I interviewed a group of women recently who have taken up hockey. Hockey requires logging lots of hours just to be good enough to stand on the ice, to move around without the puck. These are women in their forties, women with children and jobs and carpools and houses to run and dinners to make. And yet they are cheerfully going off and spending hours and hours each week learning to play hockey. I asked one of them what she planned to DO with these skills (because don’t we always have to DO something with our skills? Make something out of them? Turn a profit?) and she looked at me as if I was slow, and said “I’m going to keep skating, I’m going to get as good as I can for as long as I can. Because I love to skate.”

Duh.

It’s hard to put our passions first. It makes us seem selfish, or immature, or oblivious to the needs of those around us. Lazy, even. But sometimes our passions aren’t just what we want to do, they are who we are. And when we neglect them, we starve our souls.

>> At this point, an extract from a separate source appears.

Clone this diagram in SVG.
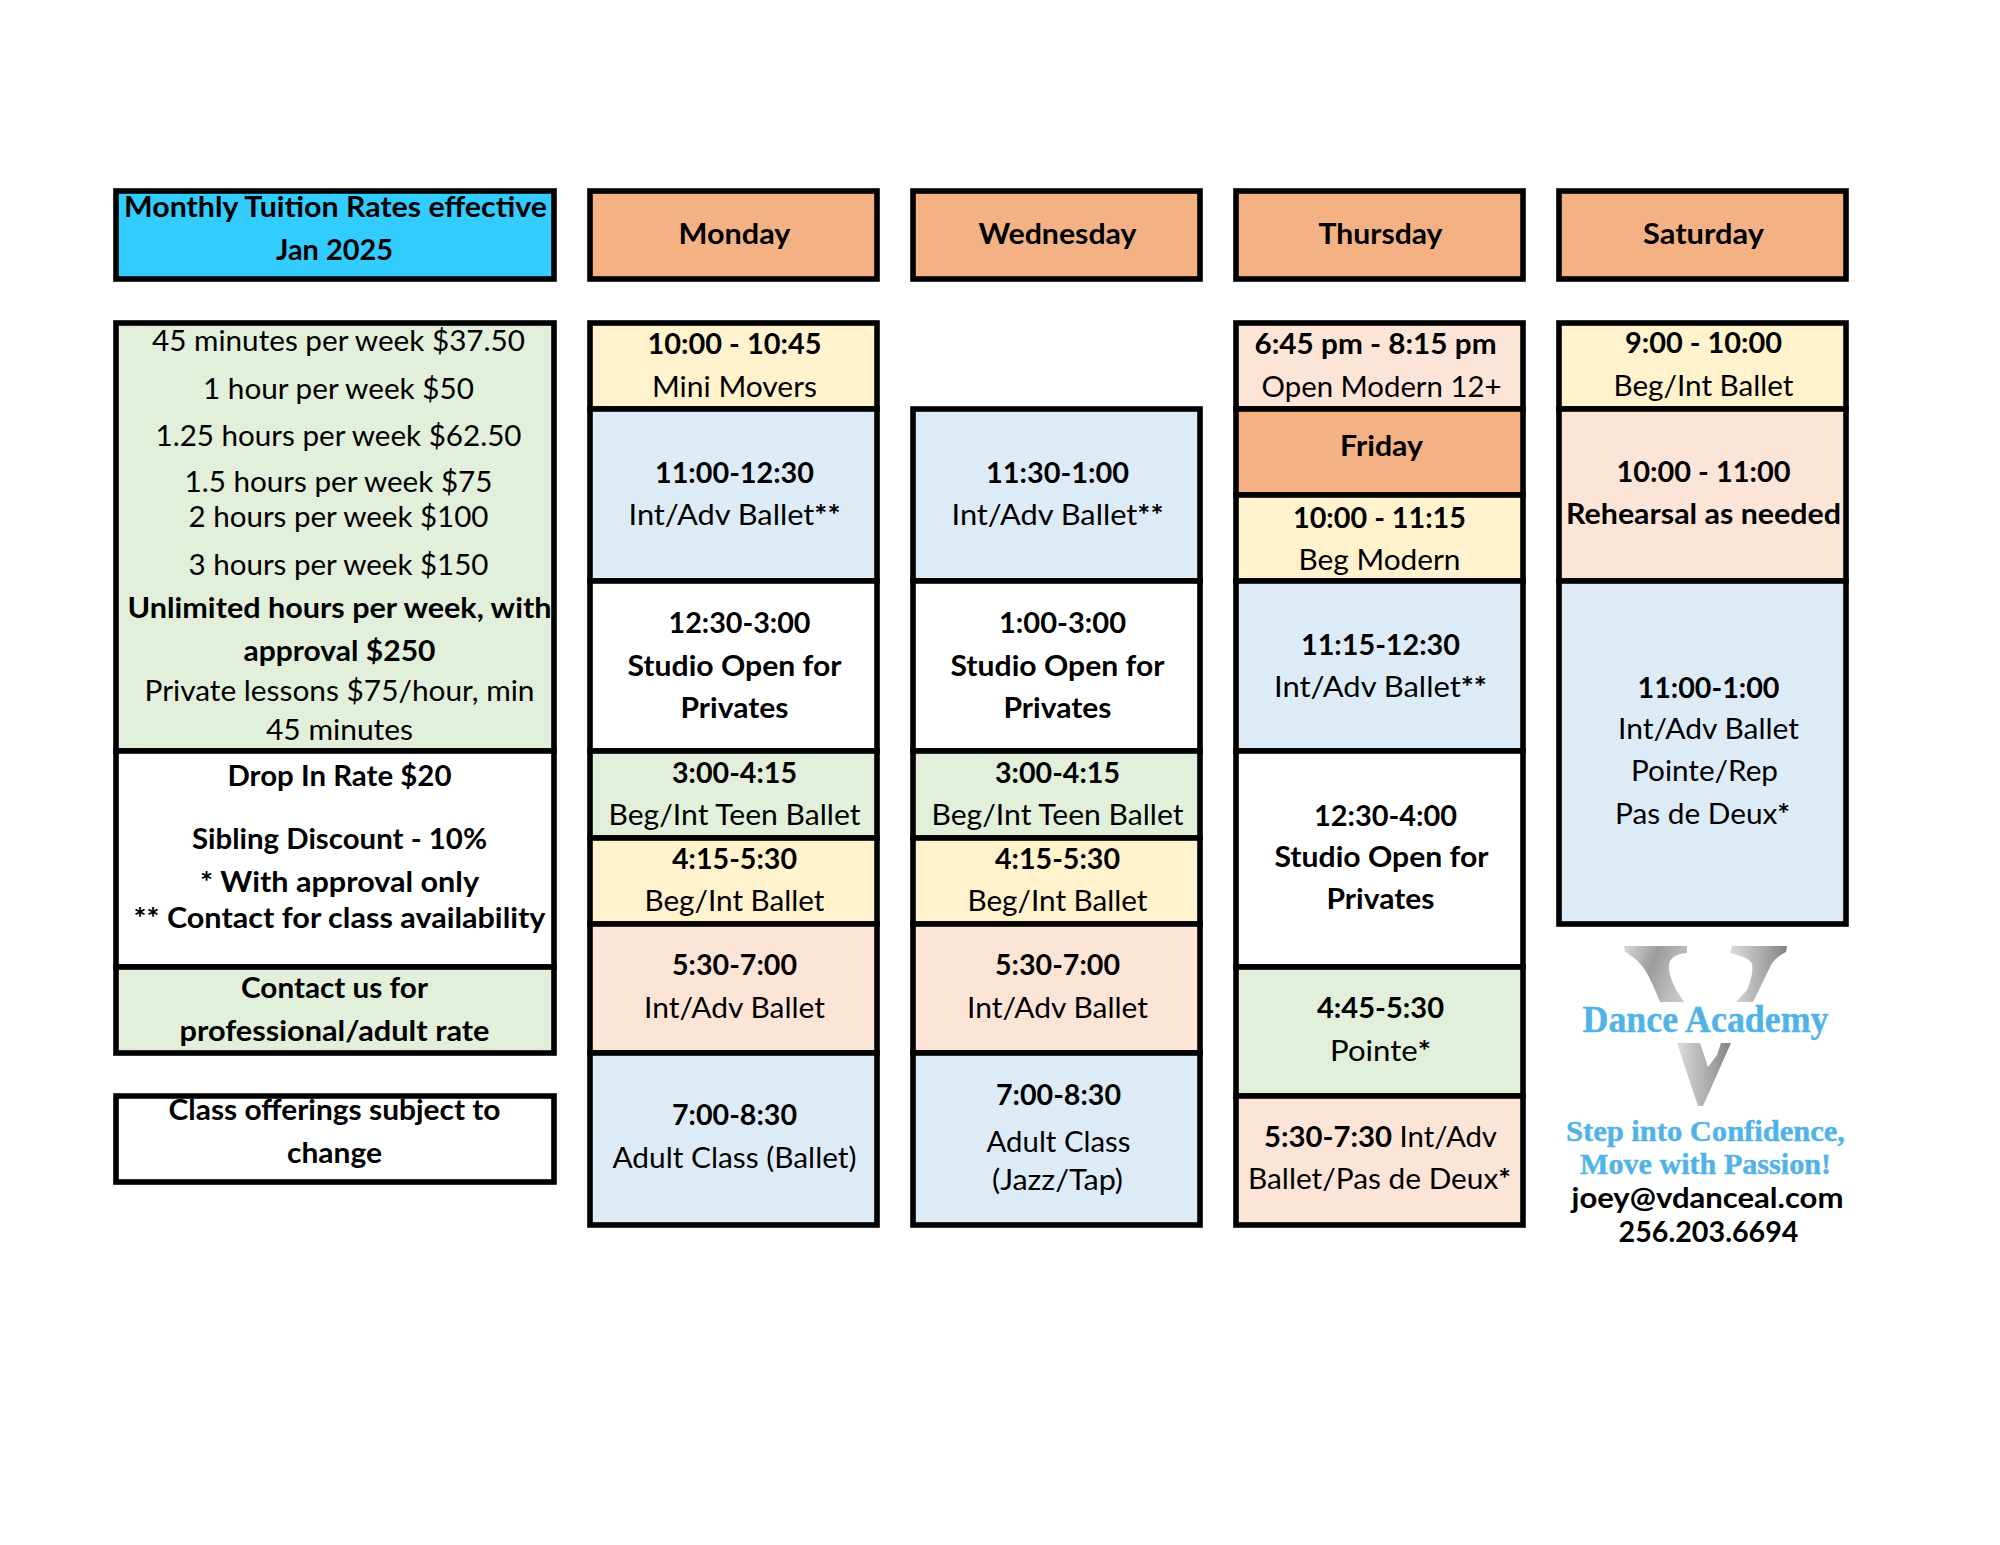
<svg xmlns="http://www.w3.org/2000/svg" width="2000" height="1545" viewBox="0 0 2000 1545">
<style>
rect{stroke:#000;stroke-width:5.6}
text{font-family:Lato,"Open Sans",sans-serif;font-size:28px;fill:#000;text-anchor:middle;transform:translate(-0.5px,1px)}
.b{font-weight:700}
.hd{fill:#F4B183}.cy{fill:#33CCFF}.gr{fill:#E2EFDA}.ye{fill:#FFF2CC}.pe{fill:#FCE4D6}.bl{fill:#DDEBF7}.wh{fill:#fff}
text.logo{font-family:"Liberation Serif",serif;font-weight:700;fill:#4FB3E8;stroke:#4FB3E8;stroke-width:.4}
</style>
<defs>
<linearGradient id="g1" x1="0" y1="0" x2="1" y2="0.35"><stop offset="0" stop-color="#d8d8d8"/><stop offset="0.5" stop-color="#9c9c9c"/><stop offset="1" stop-color="#c4c4c4"/></linearGradient>
<linearGradient id="g2" x1="0" y1="0" x2="1" y2="0"><stop offset="0" stop-color="#dcdcdc"/><stop offset="0.6" stop-color="#a8a8a8"/><stop offset="1" stop-color="#828282"/></linearGradient>
</defs>
<rect width="2000" height="1545" style="fill:#fff;stroke:none"/>

<g id="rates-title"><rect class="cy" x="116" y="191" width="438" height="88"/>
<text class="b" x="336" y="216" textLength="423" lengthAdjust="spacingAndGlyphs">Monthly Tuition Rates effective</text>
<text class="b" x="335" y="259" textLength="117" lengthAdjust="spacingAndGlyphs">Jan 2025</text></g>

<g id="rates"><rect class="gr" x="116" y="323" width="438" height="428"/>
<text x="339" y="350" textLength="373" lengthAdjust="spacingAndGlyphs">45 minutes per week $37.50</text>
<text x="339" y="398" textLength="271" lengthAdjust="spacingAndGlyphs">1 hour per week $50</text>
<text x="339" y="445" textLength="366" lengthAdjust="spacingAndGlyphs">1.25 hours per week $62.50</text>
<text x="339" y="491" textLength="308" lengthAdjust="spacingAndGlyphs">1.5 hours per week $75</text>
<text x="339" y="526" textLength="300" lengthAdjust="spacingAndGlyphs">2 hours per week $100</text>
<text x="339" y="574" textLength="300" lengthAdjust="spacingAndGlyphs">3 hours per week $150</text>
<text class="b" x="340" y="617" textLength="424" lengthAdjust="spacingAndGlyphs">Unlimited hours per week, with</text>
<text class="b" x="340" y="660" textLength="192" lengthAdjust="spacingAndGlyphs">approval $250</text>
<text x="340" y="700" textLength="390" lengthAdjust="spacingAndGlyphs">Private lessons $75/hour, min</text>
<text x="340" y="739" textLength="147" lengthAdjust="spacingAndGlyphs">45 minutes</text></g>

<g id="discounts"><rect class="wh" x="116" y="751" width="438" height="216"/>
<text class="b" x="340" y="785" textLength="224" lengthAdjust="spacingAndGlyphs">Drop In Rate $20</text>
<text class="b" x="340" y="848" textLength="295" lengthAdjust="spacingAndGlyphs">Sibling Discount - 10%</text>
<text class="b" x="340" y="891" textLength="279" lengthAdjust="spacingAndGlyphs">* With approval only</text>
<text class="b" x="340" y="927" textLength="412" lengthAdjust="spacingAndGlyphs">** Contact for class availability</text></g>

<g id="contact-rate"><rect class="gr" x="116" y="967" width="438" height="86"/>
<text class="b" x="335" y="997" textLength="187" lengthAdjust="spacingAndGlyphs">Contact us for</text>
<text class="b" x="335" y="1040" textLength="310" lengthAdjust="spacingAndGlyphs">professional/adult rate</text></g>

<g id="notice"><rect class="wh" x="116" y="1096" width="438" height="86"/>
<text class="b" x="335" y="1119" textLength="332" lengthAdjust="spacingAndGlyphs">Class offerings subject to</text>
<text class="b" x="335" y="1162" textLength="95" lengthAdjust="spacingAndGlyphs">change</text></g>

<g id="mon-head"><rect class="hd" x="590" y="191" width="287" height="88"/><text class="b" x="735" y="243" textLength="112" lengthAdjust="spacingAndGlyphs">Monday</text></g>
<g id="mon-1"><rect class="ye" x="590" y="323" width="287" height="86"/>
<text class="b" x="735" y="353" textLength="174" lengthAdjust="spacingAndGlyphs">10:00 - 10:45</text>
<text x="735" y="396" textLength="165" lengthAdjust="spacingAndGlyphs">Mini Movers</text></g>
<g id="mon-2"><rect class="bl" x="590" y="409" width="287" height="172"/>
<text class="b" x="735" y="482" textLength="159" lengthAdjust="spacingAndGlyphs">11:00-12:30</text>
<text x="735" y="524" textLength="212" lengthAdjust="spacingAndGlyphs">Int/Adv Ballet<tspan class="b">**</tspan></text></g>
<g id="mon-3"><rect class="wh" x="590" y="581" width="287" height="170"/>
<text class="b" x="740" y="632" textLength="142" lengthAdjust="spacingAndGlyphs">12:30-3:00</text>
<text class="b" x="735" y="675" textLength="214" lengthAdjust="spacingAndGlyphs">Studio Open for</text>
<text class="b" x="735" y="717" textLength="108" lengthAdjust="spacingAndGlyphs">Privates</text></g>
<g id="mon-4"><rect class="gr" x="590" y="751" width="287" height="87"/>
<text class="b" x="735" y="782" textLength="125" lengthAdjust="spacingAndGlyphs">3:00-4:15</text>
<text x="735" y="824" textLength="252" lengthAdjust="spacingAndGlyphs">Beg/Int Teen Ballet</text></g>
<g id="mon-5"><rect class="ye" x="590" y="838" width="287" height="86"/>
<text class="b" x="735" y="868" textLength="125" lengthAdjust="spacingAndGlyphs">4:15-5:30</text>
<text x="735" y="910" textLength="180" lengthAdjust="spacingAndGlyphs">Beg/Int Ballet</text></g>
<g id="mon-6"><rect class="pe" x="590" y="924" width="287" height="129"/>
<text class="b" x="735" y="974" textLength="125" lengthAdjust="spacingAndGlyphs">5:30-7:00</text>
<text x="735" y="1017" textLength="181" lengthAdjust="spacingAndGlyphs">Int/Adv Ballet</text></g>
<g id="mon-7"><rect class="bl" x="590" y="1053" width="287" height="172"/>
<text class="b" x="735" y="1124" textLength="125" lengthAdjust="spacingAndGlyphs">7:00-8:30</text>
<text x="735" y="1167" textLength="244" lengthAdjust="spacingAndGlyphs">Adult Class (Ballet)</text></g>

<g id="wed-head"><rect class="hd" x="913" y="191" width="287" height="88"/><text class="b" x="1058" y="243" textLength="158" lengthAdjust="spacingAndGlyphs">Wednesday</text></g>
<g id="wed-1"><rect class="bl" x="913" y="409" width="287" height="172"/>
<text class="b" x="1058" y="482" textLength="143" lengthAdjust="spacingAndGlyphs">11:30-1:00</text>
<text x="1058" y="524" textLength="212" lengthAdjust="spacingAndGlyphs">Int/Adv Ballet<tspan class="b">**</tspan></text></g>
<g id="wed-2"><rect class="wh" x="913" y="581" width="287" height="170"/>
<text class="b" x="1063" y="632" textLength="127" lengthAdjust="spacingAndGlyphs">1:00-3:00</text>
<text class="b" x="1058" y="675" textLength="214" lengthAdjust="spacingAndGlyphs">Studio Open for</text>
<text class="b" x="1058" y="717" textLength="108" lengthAdjust="spacingAndGlyphs">Privates</text></g>
<g id="wed-3"><rect class="gr" x="913" y="751" width="287" height="87"/>
<text class="b" x="1058" y="782" textLength="125" lengthAdjust="spacingAndGlyphs">3:00-4:15</text>
<text x="1058" y="824" textLength="252" lengthAdjust="spacingAndGlyphs">Beg/Int Teen Ballet</text></g>
<g id="wed-4"><rect class="ye" x="913" y="838" width="287" height="86"/>
<text class="b" x="1058" y="868" textLength="125" lengthAdjust="spacingAndGlyphs">4:15-5:30</text>
<text x="1058" y="910" textLength="180" lengthAdjust="spacingAndGlyphs">Beg/Int Ballet</text></g>
<g id="wed-5"><rect class="pe" x="913" y="924" width="287" height="129"/>
<text class="b" x="1058" y="974" textLength="125" lengthAdjust="spacingAndGlyphs">5:30-7:00</text>
<text x="1058" y="1017" textLength="181" lengthAdjust="spacingAndGlyphs">Int/Adv Ballet</text></g>
<g id="wed-6"><rect class="bl" x="913" y="1053" width="287" height="172"/>
<text class="b" x="1059" y="1104" textLength="125" lengthAdjust="spacingAndGlyphs">7:00-8:30</text>
<text x="1059" y="1151" textLength="144" lengthAdjust="spacingAndGlyphs">Adult Class</text>
<text x="1058" y="1189" textLength="131" lengthAdjust="spacingAndGlyphs">(Jazz/Tap)</text></g>

<g id="thu-head"><rect class="hd" x="1236" y="191" width="287" height="88"/><text class="b" x="1381" y="243" textLength="124" lengthAdjust="spacingAndGlyphs">Thursday</text></g>
<g id="thu-1"><rect class="pe" x="1236" y="323" width="287" height="86"/>
<text class="b" x="1376" y="353" textLength="242" lengthAdjust="spacingAndGlyphs">6:45 pm - 8:15 pm</text>
<text x="1382" y="396" textLength="240" lengthAdjust="spacingAndGlyphs">Open Modern 12+</text></g>
<g id="fri-head"><rect class="hd" x="1236" y="409" width="287" height="86"/><text class="b" x="1382" y="455" textLength="83" lengthAdjust="spacingAndGlyphs">Friday</text></g>
<g id="fri-1"><rect class="ye" x="1236" y="495" width="287" height="86"/>
<text class="b" x="1380" y="527" textLength="173" lengthAdjust="spacingAndGlyphs">10:00 - 11:15</text>
<text x="1380" y="569" textLength="162" lengthAdjust="spacingAndGlyphs">Beg Modern</text></g>
<g id="fri-2"><rect class="bl" x="1236" y="581" width="287" height="170"/>
<text class="b" x="1381" y="654" textLength="159" lengthAdjust="spacingAndGlyphs">11:15-12:30</text>
<text x="1381" y="696" textLength="213" lengthAdjust="spacingAndGlyphs">Int/Adv Ballet<tspan class="b">**</tspan></text></g>
<g id="fri-3"><rect class="wh" x="1236" y="751" width="287" height="216"/>
<text class="b" x="1386" y="825" textLength="143" lengthAdjust="spacingAndGlyphs">12:30-4:00</text>
<text class="b" x="1382" y="866" textLength="214" lengthAdjust="spacingAndGlyphs">Studio Open for</text>
<text class="b" x="1381" y="908" textLength="108" lengthAdjust="spacingAndGlyphs">Privates</text></g>
<g id="fri-4"><rect class="gr" x="1236" y="967" width="287" height="129"/>
<text class="b" x="1381" y="1017" textLength="127" lengthAdjust="spacingAndGlyphs">4:45-5:30</text>
<text x="1381" y="1060" textLength="101" lengthAdjust="spacingAndGlyphs">Pointe<tspan class="b">*</tspan></text></g>
<g id="fri-5"><rect class="pe" x="1236" y="1096" width="287" height="129"/>
<text x="1381" y="1146" textLength="233" lengthAdjust="spacingAndGlyphs"><tspan class="b">5:30-7:30</tspan> Int/Adv</text>
<text x="1380" y="1188" textLength="263" lengthAdjust="spacingAndGlyphs">Ballet/Pas de Deux<tspan class="b">*</tspan></text></g>

<g id="sat-head"><rect class="hd" x="1559" y="191" width="287" height="88"/><text class="b" x="1704" y="243" textLength="121" lengthAdjust="spacingAndGlyphs">Saturday</text></g>
<g id="sat-1"><rect class="ye" x="1559" y="323" width="287" height="86"/>
<text class="b" x="1704" y="352" textLength="157" lengthAdjust="spacingAndGlyphs">9:00 - 10:00</text>
<text x="1704" y="395" textLength="180" lengthAdjust="spacingAndGlyphs">Beg/Int Ballet</text></g>
<g id="sat-2"><rect class="pe" x="1559" y="409" width="287" height="172"/>
<text class="b" x="1704" y="481" textLength="174" lengthAdjust="spacingAndGlyphs">10:00 - 11:00</text>
<text class="b" x="1704" y="523" textLength="275" lengthAdjust="spacingAndGlyphs">Rehearsal as needed</text></g>
<g id="sat-3"><rect class="bl" x="1559" y="581" width="287" height="343"/>
<text class="b" x="1709" y="697" textLength="142" lengthAdjust="spacingAndGlyphs">11:00-1:00</text>
<text x="1709" y="738" textLength="181" lengthAdjust="spacingAndGlyphs">Int/Adv Ballet</text>
<text x="1705" y="780" textLength="147" lengthAdjust="spacingAndGlyphs">Pointe/Rep</text>
<text x="1703" y="823" textLength="175" lengthAdjust="spacingAndGlyphs">Pas de Deux<tspan class="b">*</tspan></text></g>

<g id="logo">
<path fill="url(#g1)" d="M1624 946H1687V953C1675 954 1670 958 1669 965C1668 972 1672 985 1684 1002H1660C1655 990 1650 978 1645 970C1640 962 1632 956 1625 952Z"/>
<path fill="url(#g2)" d="M1732 946H1787L1786 952C1778 956 1774 960 1771 965L1753 1002H1736L1747 990C1752 978 1754 967 1751 962C1747 957 1738 955 1730 953Z"/>
<path fill="url(#g2)" d="M1677 1043H1700L1708 1067L1717 1055L1721 1043H1731L1703 1106H1698Z"/>
<text class="logo" x="1706" y="1031" style="font-size:38px" textLength="246" lengthAdjust="spacingAndGlyphs">Dance Academy</text>
<text class="logo" x="1706" y="1140" style="font-size:29px" textLength="279" lengthAdjust="spacingAndGlyphs">Step into Confidence,</text>
<text class="logo" x="1706" y="1173" style="font-size:29px" textLength="251" lengthAdjust="spacingAndGlyphs">Move with Passion!</text>
<text class="b" x="1708" y="1207" style="font-size:29px" textLength="272" lengthAdjust="spacingAndGlyphs">joey@vdanceal.com</text>
<text class="b" x="1709" y="1241" style="font-size:29px" textLength="180" lengthAdjust="spacingAndGlyphs">256.203.6694</text>
</g>
</svg>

Don’t forget to feed and water yours today.

Liz Michalski

5 Comments

  1. Vaughn Roycroft on September 24, 2013 at 10:50 am

    This post has successfully made me feel like both the luckiest guy in the world (for being supported as I’m selfish and lazy), and the most ungrateful one, at the same time. How could I have been thinking this revision is such laborious slog? How can I be so fearful of submitting it again? Thanks for the reminder.

  2. Jan O'Hara (Tartitude) on September 24, 2013 at 2:07 pm

    Kapow! Did you read the last line in that post? Ouch. But thank you so much for bringing it to my attention. I’ll be forwarding it to a few people.

    I’ve been thinking about zero-sum scheduling of late–starting with nothing on deck, then adding in only those things which are necessary or life-promoting. Would be an illuminating exercise, don’t you think, rather than how we/I routinely add in tasks?

    • liz on September 24, 2013 at 4:53 pm

      I know — it is a killer. I think that’s why it has been rattling around in my brain for so long.

      I LOVE the idea of zero-sum scheduling. Unfortunately, I’m not there yet. I think you need to lead by example. : )

  3. liz on September 24, 2013 at 4:52 pm

    I can’t imagine you being any of those things, Vaughn! (Except for lucky.) But it does get to be a slog sometimes no matter how much support we have.

  4. Nina Badzin on September 26, 2013 at 4:25 pm

    I absolutely love that image of feeding and watering our passions. It IS important.